Exercise prompt: Spot each line in the records below where the word "this" occurs, then copy it.

Data for the task:

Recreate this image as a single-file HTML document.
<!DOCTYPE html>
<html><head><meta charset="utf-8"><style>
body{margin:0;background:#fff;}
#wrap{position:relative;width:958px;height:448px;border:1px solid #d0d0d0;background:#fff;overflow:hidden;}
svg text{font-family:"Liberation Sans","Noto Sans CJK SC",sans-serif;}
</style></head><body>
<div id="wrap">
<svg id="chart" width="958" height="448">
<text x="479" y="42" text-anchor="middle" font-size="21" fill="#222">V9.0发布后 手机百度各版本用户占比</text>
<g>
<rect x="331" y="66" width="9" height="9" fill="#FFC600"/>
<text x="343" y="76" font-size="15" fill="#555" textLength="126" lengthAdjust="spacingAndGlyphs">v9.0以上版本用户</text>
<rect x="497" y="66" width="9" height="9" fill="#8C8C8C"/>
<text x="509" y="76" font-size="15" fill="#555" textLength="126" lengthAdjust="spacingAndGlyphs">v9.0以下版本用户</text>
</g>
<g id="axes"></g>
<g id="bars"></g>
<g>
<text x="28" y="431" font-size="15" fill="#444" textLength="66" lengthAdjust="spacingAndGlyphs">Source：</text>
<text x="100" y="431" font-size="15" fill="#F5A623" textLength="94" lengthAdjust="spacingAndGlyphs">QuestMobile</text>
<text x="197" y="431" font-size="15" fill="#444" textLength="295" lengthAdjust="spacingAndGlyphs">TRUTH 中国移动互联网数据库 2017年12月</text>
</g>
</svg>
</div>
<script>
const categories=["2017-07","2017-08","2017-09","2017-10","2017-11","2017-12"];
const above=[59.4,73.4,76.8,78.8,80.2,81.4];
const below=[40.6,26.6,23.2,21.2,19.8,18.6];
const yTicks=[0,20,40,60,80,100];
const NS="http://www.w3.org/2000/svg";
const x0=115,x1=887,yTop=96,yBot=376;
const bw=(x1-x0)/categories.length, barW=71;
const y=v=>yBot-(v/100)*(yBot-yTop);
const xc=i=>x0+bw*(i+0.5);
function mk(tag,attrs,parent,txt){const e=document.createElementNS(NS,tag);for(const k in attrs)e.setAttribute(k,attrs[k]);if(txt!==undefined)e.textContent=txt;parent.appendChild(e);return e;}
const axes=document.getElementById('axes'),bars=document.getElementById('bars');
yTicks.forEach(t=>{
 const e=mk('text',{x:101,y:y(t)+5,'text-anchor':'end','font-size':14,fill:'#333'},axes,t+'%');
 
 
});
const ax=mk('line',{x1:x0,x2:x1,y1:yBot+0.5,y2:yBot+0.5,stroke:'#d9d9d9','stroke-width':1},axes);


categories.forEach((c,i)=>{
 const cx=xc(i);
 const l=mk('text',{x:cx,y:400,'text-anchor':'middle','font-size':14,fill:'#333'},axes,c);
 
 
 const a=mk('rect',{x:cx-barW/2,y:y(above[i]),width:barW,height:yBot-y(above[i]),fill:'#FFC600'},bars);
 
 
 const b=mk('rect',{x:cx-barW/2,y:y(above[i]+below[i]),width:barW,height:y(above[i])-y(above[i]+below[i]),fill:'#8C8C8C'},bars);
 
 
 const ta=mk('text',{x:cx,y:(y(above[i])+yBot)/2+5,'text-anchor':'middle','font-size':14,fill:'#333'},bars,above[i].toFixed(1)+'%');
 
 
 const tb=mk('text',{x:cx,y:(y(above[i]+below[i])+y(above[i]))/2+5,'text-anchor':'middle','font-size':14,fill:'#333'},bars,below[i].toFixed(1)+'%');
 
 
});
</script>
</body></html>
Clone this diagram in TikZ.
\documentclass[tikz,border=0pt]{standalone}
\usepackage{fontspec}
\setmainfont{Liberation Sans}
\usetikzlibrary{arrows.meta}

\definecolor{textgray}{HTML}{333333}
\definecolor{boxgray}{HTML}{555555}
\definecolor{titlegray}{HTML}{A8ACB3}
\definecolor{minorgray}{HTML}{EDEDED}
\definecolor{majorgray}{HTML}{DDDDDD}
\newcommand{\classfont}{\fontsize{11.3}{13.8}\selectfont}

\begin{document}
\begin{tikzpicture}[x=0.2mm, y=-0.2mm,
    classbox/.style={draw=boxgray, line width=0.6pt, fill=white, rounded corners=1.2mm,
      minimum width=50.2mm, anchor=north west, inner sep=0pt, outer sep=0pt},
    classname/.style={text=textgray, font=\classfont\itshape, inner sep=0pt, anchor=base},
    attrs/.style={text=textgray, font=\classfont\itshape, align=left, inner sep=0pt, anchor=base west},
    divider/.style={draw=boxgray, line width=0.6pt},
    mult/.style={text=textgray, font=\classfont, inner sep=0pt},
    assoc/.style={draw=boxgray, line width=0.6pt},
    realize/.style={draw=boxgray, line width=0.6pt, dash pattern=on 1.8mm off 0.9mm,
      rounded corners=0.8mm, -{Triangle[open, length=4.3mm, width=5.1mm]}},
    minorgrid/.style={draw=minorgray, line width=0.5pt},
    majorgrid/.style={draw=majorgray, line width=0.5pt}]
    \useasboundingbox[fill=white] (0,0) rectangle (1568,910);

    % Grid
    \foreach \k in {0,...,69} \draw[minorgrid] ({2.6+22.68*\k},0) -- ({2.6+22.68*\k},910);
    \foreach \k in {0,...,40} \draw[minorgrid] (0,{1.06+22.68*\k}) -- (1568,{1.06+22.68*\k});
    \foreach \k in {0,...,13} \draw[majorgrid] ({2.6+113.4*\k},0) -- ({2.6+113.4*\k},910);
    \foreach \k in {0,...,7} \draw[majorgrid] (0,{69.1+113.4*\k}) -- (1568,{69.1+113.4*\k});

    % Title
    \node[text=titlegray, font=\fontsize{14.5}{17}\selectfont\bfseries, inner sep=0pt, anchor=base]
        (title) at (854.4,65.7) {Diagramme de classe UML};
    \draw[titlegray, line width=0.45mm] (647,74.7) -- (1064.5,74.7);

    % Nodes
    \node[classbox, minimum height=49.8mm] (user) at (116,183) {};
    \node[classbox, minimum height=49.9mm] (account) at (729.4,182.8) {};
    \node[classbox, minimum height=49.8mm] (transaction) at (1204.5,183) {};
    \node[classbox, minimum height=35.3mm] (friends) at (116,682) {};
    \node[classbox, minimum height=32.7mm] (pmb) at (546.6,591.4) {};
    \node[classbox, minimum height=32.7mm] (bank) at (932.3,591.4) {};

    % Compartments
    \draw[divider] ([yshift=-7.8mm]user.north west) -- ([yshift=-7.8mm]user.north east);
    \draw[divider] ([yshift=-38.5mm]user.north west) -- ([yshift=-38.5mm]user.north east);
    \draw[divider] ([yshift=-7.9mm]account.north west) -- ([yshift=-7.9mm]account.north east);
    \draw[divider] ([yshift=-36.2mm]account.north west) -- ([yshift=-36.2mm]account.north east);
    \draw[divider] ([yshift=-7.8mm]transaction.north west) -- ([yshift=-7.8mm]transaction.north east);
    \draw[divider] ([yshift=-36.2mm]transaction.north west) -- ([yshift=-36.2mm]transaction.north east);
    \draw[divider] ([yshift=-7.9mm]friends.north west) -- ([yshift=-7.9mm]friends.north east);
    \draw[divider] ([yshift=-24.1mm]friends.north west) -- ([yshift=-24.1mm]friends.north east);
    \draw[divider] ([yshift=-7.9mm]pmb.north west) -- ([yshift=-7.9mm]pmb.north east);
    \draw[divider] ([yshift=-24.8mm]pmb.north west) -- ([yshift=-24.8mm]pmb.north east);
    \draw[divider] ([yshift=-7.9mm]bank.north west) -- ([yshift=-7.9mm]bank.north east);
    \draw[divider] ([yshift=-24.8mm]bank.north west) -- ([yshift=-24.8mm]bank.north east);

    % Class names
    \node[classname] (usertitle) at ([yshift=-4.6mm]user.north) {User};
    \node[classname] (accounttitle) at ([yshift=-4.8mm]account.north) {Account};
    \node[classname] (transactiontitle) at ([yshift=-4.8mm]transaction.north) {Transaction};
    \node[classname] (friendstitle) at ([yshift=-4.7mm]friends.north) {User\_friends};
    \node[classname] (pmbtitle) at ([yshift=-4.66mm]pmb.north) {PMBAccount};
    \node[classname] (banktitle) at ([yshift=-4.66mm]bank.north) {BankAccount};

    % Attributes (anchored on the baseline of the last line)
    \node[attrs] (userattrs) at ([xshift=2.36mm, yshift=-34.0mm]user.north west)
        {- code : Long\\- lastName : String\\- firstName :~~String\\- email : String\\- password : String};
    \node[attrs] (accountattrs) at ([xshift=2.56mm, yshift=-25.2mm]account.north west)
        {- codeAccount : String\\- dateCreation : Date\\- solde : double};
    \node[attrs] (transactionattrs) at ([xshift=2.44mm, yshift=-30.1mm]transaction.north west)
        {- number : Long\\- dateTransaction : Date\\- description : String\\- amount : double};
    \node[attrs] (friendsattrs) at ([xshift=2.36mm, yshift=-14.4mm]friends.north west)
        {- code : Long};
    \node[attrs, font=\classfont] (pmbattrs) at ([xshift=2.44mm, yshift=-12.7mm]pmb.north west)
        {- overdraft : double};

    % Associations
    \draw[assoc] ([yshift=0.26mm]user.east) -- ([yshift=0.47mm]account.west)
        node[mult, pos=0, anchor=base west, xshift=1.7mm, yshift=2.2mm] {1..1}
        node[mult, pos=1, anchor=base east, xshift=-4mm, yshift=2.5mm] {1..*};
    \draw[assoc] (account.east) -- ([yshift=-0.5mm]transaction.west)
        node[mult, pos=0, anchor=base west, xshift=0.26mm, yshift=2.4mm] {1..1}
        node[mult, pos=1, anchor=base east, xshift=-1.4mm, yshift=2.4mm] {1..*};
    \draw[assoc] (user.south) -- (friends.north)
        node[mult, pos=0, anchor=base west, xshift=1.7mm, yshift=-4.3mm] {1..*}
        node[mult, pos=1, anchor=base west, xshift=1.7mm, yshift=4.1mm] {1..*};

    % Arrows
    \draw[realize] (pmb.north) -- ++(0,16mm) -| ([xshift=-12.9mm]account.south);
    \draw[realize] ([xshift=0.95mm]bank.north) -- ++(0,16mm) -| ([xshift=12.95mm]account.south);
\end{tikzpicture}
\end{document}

Correct response:
Recreate this image as a single-file HTML document.
Clone this diagram in TikZ.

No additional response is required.